For a moment, I felt very privileged … even honored, you could say. Last year, while I was visiting a friend on the ridge behind Wal-mart, I came on a flock of wild turkeys standing quietly in a large grassy field. As they moved slowly across the field finally vanishing into the woods, I noted that in the background I could see clouds of dust, and I dimly heard the grind and thunder of bulldozers that were altering the shape of land along#107, converting meadows and farmland into acres ofconcrete. I asked my friend about the turkeys.
“They have no place to go,” she said. “This ridge is completely surrounded by development.”
Recently, another friend of mine told me that he had been vainly searching for “the smoke hole” in the Tuckaseigee community. “It used to be a kind of tourist attraction forty years ago.” He wondered if perhaps it had been bulldozed out of existence and that troubled him.
“You know, it was sacred to the Cherokees who believed that the smoke rising from the hole had curative powers. They said that the smoke came from an underground townhouse belonging to the Nunnihi, the immortal ones who are “protective spirits” of the Cherokees.”
He went on to note that in the old Cherokee myths, hunters who stood near the smoke hole in winter when the warm air melted the snow for a distance of five feet around the hole – those hunters claimed they heard drum beats and distant laughter.
“So, to stand there was to stand on the boundary of two different worlds – the temporal and the immortal.” Finally, he said, “I don’t think you can destroy places like that without paying for it.”
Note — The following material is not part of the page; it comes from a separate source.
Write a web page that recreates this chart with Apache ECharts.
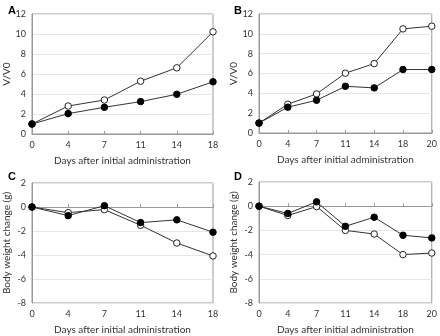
<!DOCTYPE html>
<html><head><meta charset="utf-8">
<script src="https://cdn.jsdelivr.net/npm/echarts@6/dist/echarts.min.js"></script>
<style>html,body{margin:0;padding:0;background:#fff}#c{width:440px;height:336px}</style>
</head><body><div id="c"></div>
<script>
const daysA = ['0','4','7','11','14','18'];
const daysB = ['0','4','7','11','14','18','20'];
const aOpen = [1.0, 2.8, 3.4, 5.28, 6.62, 10.22];
const aFilled = [1.0, 2.04, 2.67, 3.24, 3.97, 5.22];
const bOpen = [1.0, 2.9, 3.94, 6.03, 7.0, 10.5, 10.77];
const bFilled = [1.0, 2.6, 3.3, 4.71, 4.55, 6.4, 6.4];
const cOpen = [0, -0.47, -0.22, -1.52, -3.0, -4.08];
const cFilled = [0, -0.72, 0.11, -1.3, -1.07, -2.1];
const dOpen = [0, -0.77, -0.03, -2.0, -2.3, -4.0, -3.87];
const dFilled = [0, -0.6, 0.36, -1.66, -0.91, -2.4, -2.62];
const panelLetters = ['A','B','C','D'];
const xName = 'Days after initial administration';
const yNameTop = 'V/V0';
const yNameBottom = 'Body weight change (g)';

const font = 'Lato, "Open Sans", sans-serif';
const grids = [
  {left:32, top:14, width:181, height:120},
  {left:259, top:14, width:175, height:119},
  {left:32, top:183, width:181, height:120},
  {left:259, top:182, width:175, height:121}
];
const cats = [daysA, daysB, daysA, daysB];
const yCfg = [
  {min:0,max:12,name:yNameTop,gap:20},
  {min:0,max:12,name:yNameTop,gap:20},
  {min:-8,max:2,name:yNameBottom,gap:20},
  {min:-8,max:2,name:yNameBottom,gap:20}
];
const data = [[aOpen,aFilled],[bOpen,bFilled],[cOpen,cFilled],[dOpen,dFilled]];

const option = {
  animation:false,
  title: panelLetters.map((t,i)=>({text:t, left:[3,229,3,229][i], top:[0,0,166,166][i],
    textStyle:{fontSize:11,fontWeight:'bold',color:'#000',fontFamily:'"Liberation Sans", Arial, sans-serif'}})),
  grid: grids.map(g=>Object.assign({show:true,borderColor:'#999',borderWidth:1,backgroundColor:'#fff'},g)),
  xAxis: cats.map((c,i)=>({type:'category',gridIndex:i,data:c,boundaryGap:false,
    name:xName,nameLocation:'middle',nameGap:22,
    nameTextStyle:{fontSize:10,color:'#333',fontFamily:font},
    axisLine:{lineStyle:{color:'#999'}},
    axisTick:{inside:true,length:3,lineStyle:{color:'#999'}},
    axisLabel:{fontSize:9,color:'#333',margin:7,fontFamily:font},
    splitLine:{show:false}})),
  yAxis: yCfg.map((y,i)=>({type:'value',gridIndex:i,min:y.min,max:y.max,interval:2,
    name:y.name,nameLocation:'middle',nameGap:y.gap,nameRotate:90,
    nameTextStyle:{fontSize:10,color:'#333',fontFamily:font},
    axisLine:{show:true,lineStyle:{color:'#999'}},
    axisTick:{show:false},
    axisLabel:{fontSize:9,color:'#333',margin:6,fontFamily:font},
    splitLine:{show:true,lineStyle:{color:'#e6e6e6',width:1}}})),
  series: []
};
data.forEach((pair,i)=>{
  option.series.push({type:'line',xAxisIndex:i,yAxisIndex:i,data:pair[0],
    symbol:'circle',symbolSize:6.5,lineStyle:{color:'#333',width:1},
    itemStyle:{color:'#fff',borderColor:'#222',borderWidth:1},z:2});
  option.series.push({type:'line',xAxisIndex:i,yAxisIndex:i,data:pair[1],
    symbol:'circle',symbolSize:6.5,lineStyle:{color:'#333',width:1},
    itemStyle:{color:'#000',borderColor:'#000',borderWidth:1},z:3});
});
echarts.init(document.getElementById('c'),null,{renderer:'canvas'}).setOption(option);
</script></body></html>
Just across the road, my neighbor has erected a huge sign that announces the sale of 34 acres of land. Who will buy it? What will they do with it? How will it affect my life? Two years from now, will I recognize the ridgeline of the woods across the road, or will it be transformed into condos, summer homes and convenience stores? Will the smell of honeysuckle and the trill of birds be replaced with the aroma of charred meat and the din of traffic?
Sitting on my deck, watching the shift of light from night to day, I have the definite feeling that we are all – foxes, wild turkeys and my neighbors – standing on the boundary between two worlds…. And we are facing eviction. Where will we go?